QR2.3.1 Time Changes

If objects in our world exist constantly by themselves alone, their time passes absolutely, at a fixed rate, but if they are virtual, their time passes as pixels are generated. If we pause a game world, its time stops until we restart it. Time in a virtual world passes as its events occur, just as atomic clocks measure our time by atomic events.

Figure 2.10 Conway’s Life Simulation

Conway’s Game of Life is an online application that produces pixel patterns (Figure 2.10) that arise, repeat, and vanish to simulate how living entities arise, grow, and die in our world. If we pause it, its time stops, and if we restart it, its time carries on. The lifetime of a pixel pattern is then the number of events that it exists for.

So, if a pixel pattern repeats for twenty minutes of our time, is that its lifetime? It might seem so, but if the application is run on a faster computer, that pattern might only repeat for a few seconds. To us, its lifetime is shorter but its virtual life, of computer events, is the same. It follows that the lifetime of a virtual entity doesn’t change when a faster computer runs it because the events it completes are the same. The same pattern run by two computers, one fast and one slow, has the same virtual life though we see different times.

Now consider Einstein’s twin example, where one twin travels in a very fast rocket and returns a year later to find his brother is an old man of eighty. Neither twin was aware that their time ran differently, but one twin’s life is nearly over, while the other’s is still beginning. Yet the eighty-year-old twin wasn’t cheated, as he still got eighty years of heart beats, and grandchildren to boot. The twins only realized that their time had passed differently when they met again to find that they had aged differently. Relativity then predicts that our lifetimes can change just as they do in Conway’s Game of Life! Time changes in our world as it does in a virtual reality.

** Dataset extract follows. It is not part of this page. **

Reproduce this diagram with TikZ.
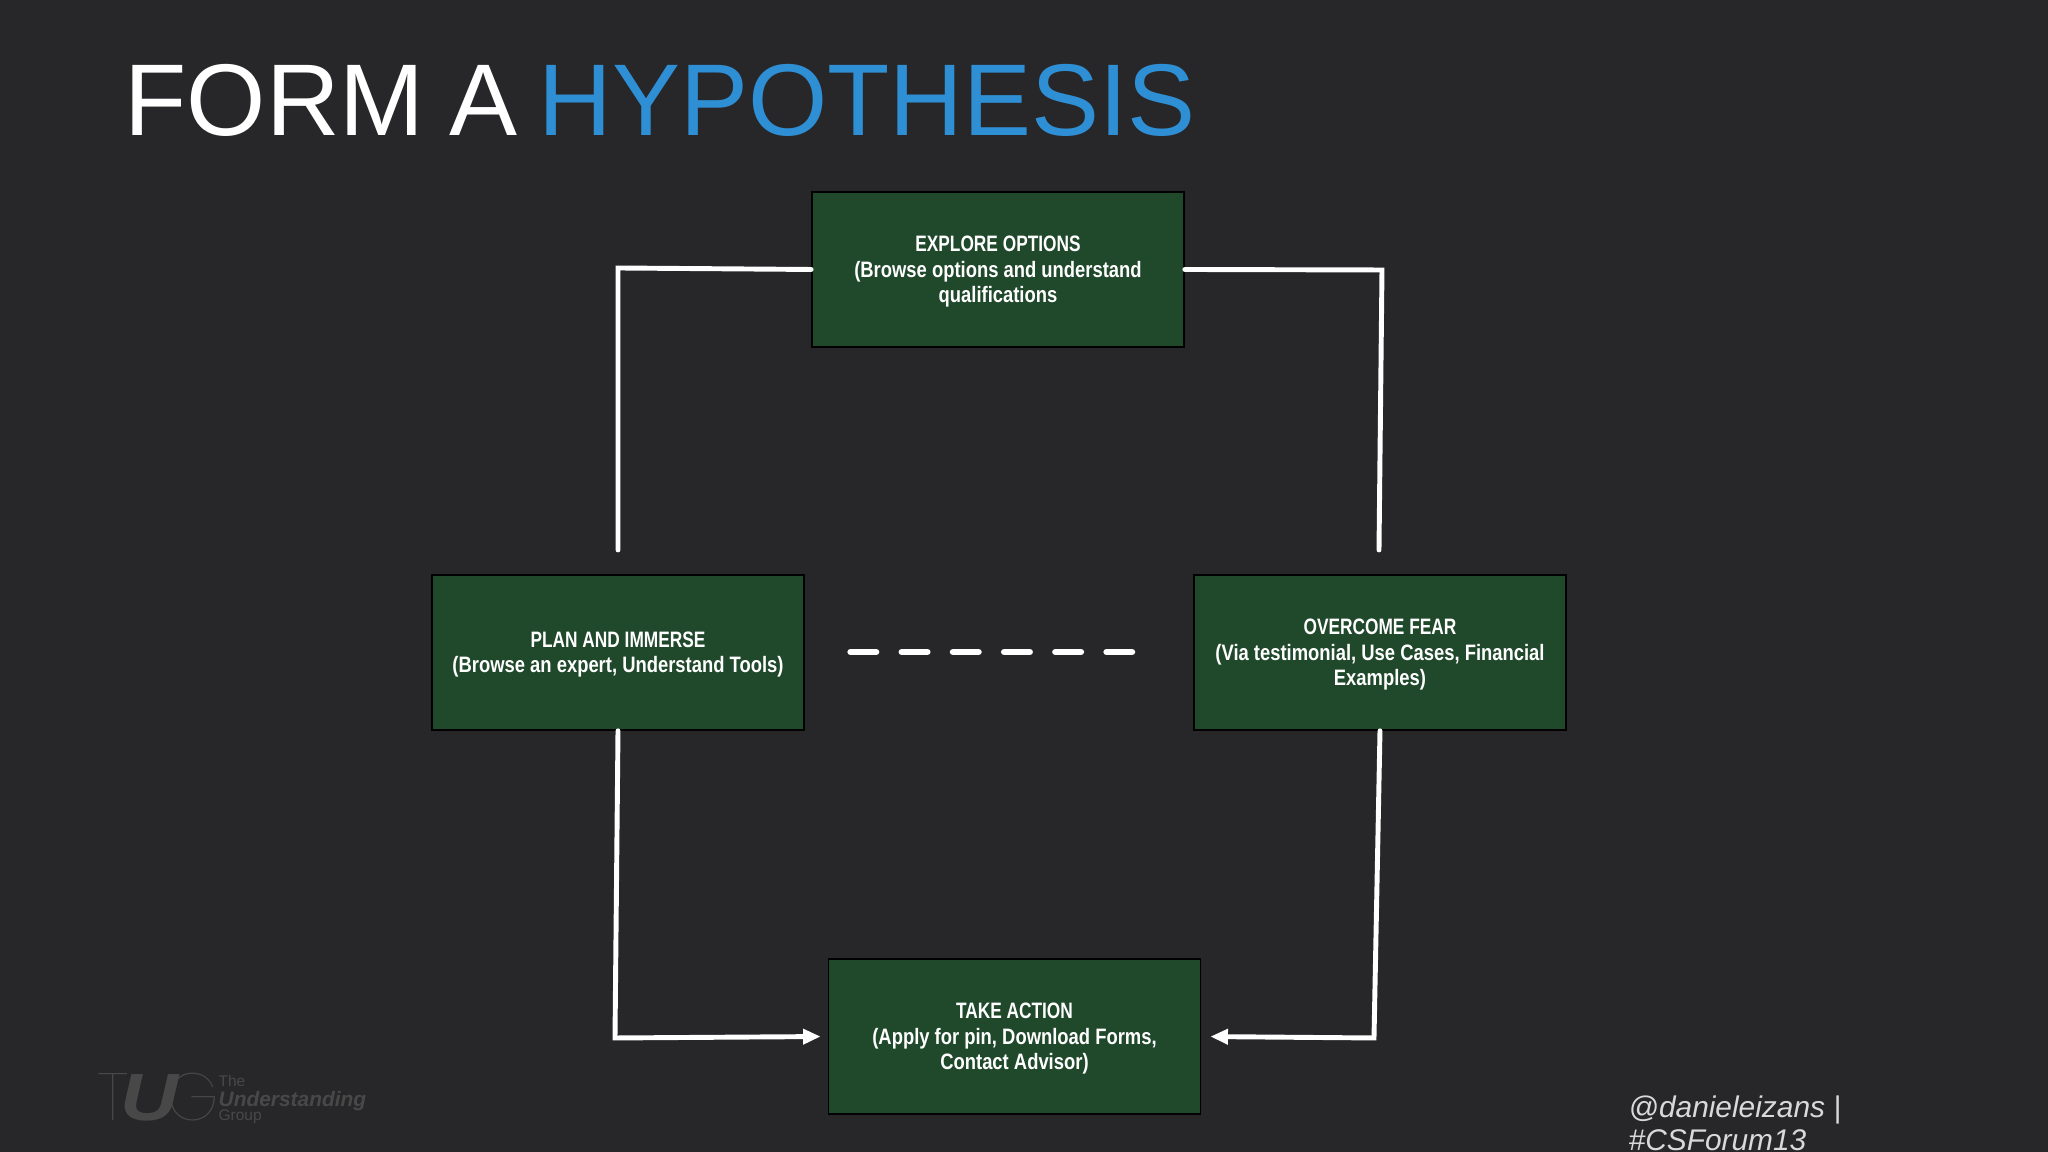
\documentclass[tikz,border=0pt]{standalone}
\usepackage{fontspec}
\setmainfont{Liberation Sans}
\newfontfamily\boxfont[FakeStretch=0.825]{Liberation Sans}
\newfontfamily\headfont[FakeStretch=0.775]{Liberation Sans}
\newfontfamily\thinfont{Poppins Thin}
\newfontfamily\logofont[FakeStretch=1.2]{Liberation Sans}
\usetikzlibrary{arrows.meta}
\definecolor{slidebg}{HTML}{27272A}
\definecolor{boxgreen}{HTML}{20482B}
\definecolor{hypblue}{HTML}{2F8FD5}
\definecolor{logogray}{HTML}{484848}
\newcommand{\boxhead}[1]{{\headfont\bfseries\rule{0pt}{5.6pt}#1}}
\tikzstyle{stepbox} = [draw=black, line width=0.5pt, fill=boxgreen, text=white, minimum width=3.72cm,
    minimum height=1.55cm, align=center, inner sep=0pt,
    font={\boxfont\bfseries\fontsize{6.35}{7.3}\selectfont}]
\tikzstyle{link} = [white, line width=1.4pt, line cap=round, line join=miter]
\tikzstyle{linkhead} = [link, -{Triangle[length=5pt,width=4.2pt]}]
\begin{document}
\begin{tikzpicture}
    \useasboundingbox (0,0) rectangle (20.48,11.52);
    \fill[slidebg] (0,0) rectangle (20.48,11.52);% the slide
    % Title
    \node[anchor=base west, inner sep=0pt, text=white] (title) at (1.24,10.16)
        {\fontsize{29}{32}\selectfont FORM\hspace{-0.04cm} A\hspace{-0.065cm} \textcolor{hypblue}{HYPOTHESIS}};
    % Boxes
    \node[stepbox] (explore) at (9.98,8.825) {\boxhead{EXPLORE OPTIONS}\\(Browse options and understand\\qualifications};
    \node[stepbox] (plan) at (6.18,4.995) {\boxhead{PLAN AND IMMERSE}\\(Browse an expert, Understand Tools)};
    \node[stepbox] (overcome) at (13.80,4.995) {\boxhead{OVERCOME FEAR}\\(Via testimonial, Use Cases, Financial\\Examples)};
    \node[stepbox] (action) at (10.145,1.155) {\boxhead{TAKE ACTION}\\(Apply for pin, Download Forms,\\Contact Advisor)};
    % Free ends and corners
    \coordinate (planup) at (6.18,6.02);
    \coordinate (overup) at (13.79,6.02);
    \coordinate (cornertl) at (6.18,8.84);
    \coordinate (cornertr) at (13.82,8.82);
    \coordinate (cornerbl) at (6.15,1.14);
    \coordinate (cornerbr) at (13.74,1.14);
    \coordinate (dashleft) at (8.506,5.0);
    \coordinate (dashright) at (11.32,5.0);
    % Connectors
    \draw[link] (explore.west) -- (cornertl) -- (planup);
    \draw[link] (explore.east) -- (cornertr) -- (overup);
    \draw[linkhead, shorten >=0.07cm] (plan.south) -- (cornerbl) -- (action.west);
    \draw[linkhead, shorten >=0.09cm] (overcome.south) -- (cornerbr) -- (action.east);
    \draw[white, line width=1.85pt, line cap=round, dash pattern=on 0.255cm off 0.257cm] (dashleft) -- (dashright);% the dashed link
    % Logo
    \node[anchor=base west, inner sep=0pt, text=logogray] (logomark) at (0.97,0.31)
        {\fontsize{19}{19}\selectfont\makebox[0.23cm][l]{\thinfont T}\makebox[0.46cm][l]{\logofont\bfseries\itshape U}{\thinfont G}};
    \node[anchor=base west, inner sep=0pt, text=logogray] (logoname) at (2.18,0.31)
        {\fontsize{4.4}{5}\selectfont\makebox[0pt][l]{\raisebox{0.34cm}{The}}%
        \makebox[0pt][l]{\raisebox{0.14cm}{\fontsize{5.95}{6}\selectfont\bfseries\itshape Understanding}}Group};
    % Handle
    \node[anchor=base west, inner sep=0pt, text=white!85!black] (handlea) at (16.28,0.34)
        {\fontsize{8.5}{9}\selectfont\itshape @danieleizans |};
    \node[anchor=base west, inner sep=0pt, text=white!85!black] (handleb) at (16.28,0.01)
        {\fontsize{8.5}{9}\selectfont\itshape \#CSForum13};
\end{tikzpicture}
\end{document}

When people first hear that our time can change, they think it is a trick, that only perceived time changes, but it isn’t so, because it is time as measured by clocks that changes. The evidence agrees, as accelerating short-lived particles can double their lifetimes. Yet acceleration shouldn’t change how time passes in an objective world.

Why then does a rocket’s acceleration slow down time? Gamers know that the screen lags in a big battle because events take longer when the computer has more to do, though the event sequence stays the same. This suggests that acceleration increases the quantum network workload to slow down time, although we don’t notice the lag because our bodies exist on the screen of space.

If the physical world is virtual, matter exists by the quantum network not by itself, so if that network is finite, increasing movement must reduce the generation of matter. There is a trade-off between how often matter exists and how often it accelerates. The quantum network has to reduce an object’s life events to increase its movement events, so its time slows down. Just as a movie slows down when the network running it does, our time slows down when the ticks of matter existence do. In Einstein’s example, the quantum network that accelerated the rocket twin ran his life slower, so he only aged a year, but the twin on earth had no such load, so eighty years of his life passed in the usual way. Time then slows down because matter accelerating exists for fewer events.